By Roy Stephen C. Canivel, September 5, 2020; Philippine Daily Inquirer

The Anti-Red Tape Authority (Arta) has required all government agencies to accept digital payments for all permits, licensing and other fees as the agency sought to ease the burden of bureaucracy on both businesses and the general public.

Arta’s latest memorandum circular required all government agencies that provide services related to business and non-business transactions to accept digital payments, may these be through online banking or through digital wallets like GCash and PayMaya.

According to Memorandum Circular No. 2020-06, these electronic payments should be sent to the designated account of the government agency.
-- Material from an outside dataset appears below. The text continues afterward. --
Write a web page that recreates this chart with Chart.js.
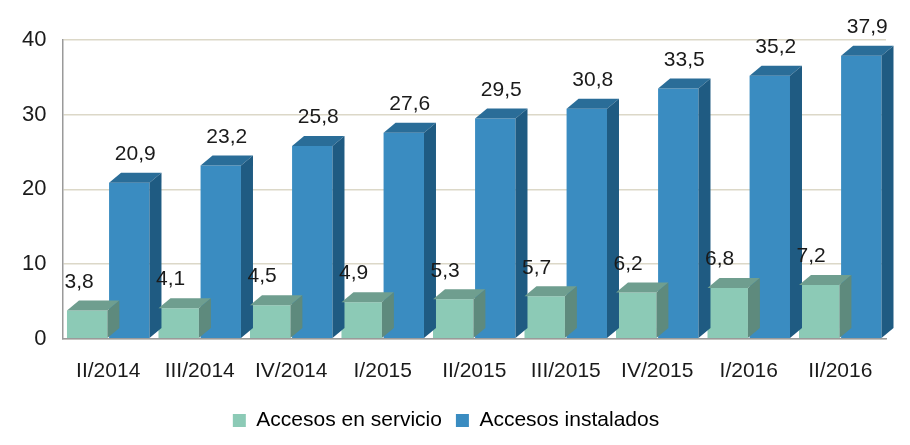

The government agency should then issue an electronic official receipt or a scanned version of the official receipt.

“All government agencies are required to set up a payment gateway to accept digital payments for the acceptance of all permits, licensing and other fees,” according to the circular, which was digitally signed by Arta Director General Jeremiah Belgica on Sept. 1.

It also directed agencies to use a new service under the Department of Information and Communications Technology (DICT), which essentially secures online transactions and communications, making sure the data would not be tampered with in transit.

The service is called the Philippine National Public Key Infrastructure, which could be used to verify digital signatures in electronic documents and to send encrypted e-mails that only the intended recipient could open. The DICT released the guidelines for this service last April.

Moreover, the circular reminded fellow government agencies that the prescribed processing time was still in effect under Republic Act No. 11032, or the Ease of Doing Business and Efficient Government Service Delivery Act of 2018.

Among its other provisions, the law prescribes a strict timetable for government employees to process business and non-business applications. Government offices have three days, seven days or 20 days for processing applications, depending on how complex or technical the papers are. At most, this could be extended for another 20 days.

Otherwise, an application is deemed automatically approved and the government worker in charge with the documents liable for violating the law. The penalties include a six month suspension.

“The authority is mindful of the challenges that many government agencies are facing since many of them have adopted various work arrangements that reduced their available manpower such as a work-from-home arrangements, flexible working hours or the adoption of a skeleton workforce,” the circular read.

“However, it must be emphasized that this shall not be an excuse for government agencies to forego of the prescribed processing times, which remains to be in effect,” it said.

“Adherence to said periods will ensure that the government is able to deliver the much-needed services to the public during these trying times, subject to a one-time extension as allowed under the law,” it added.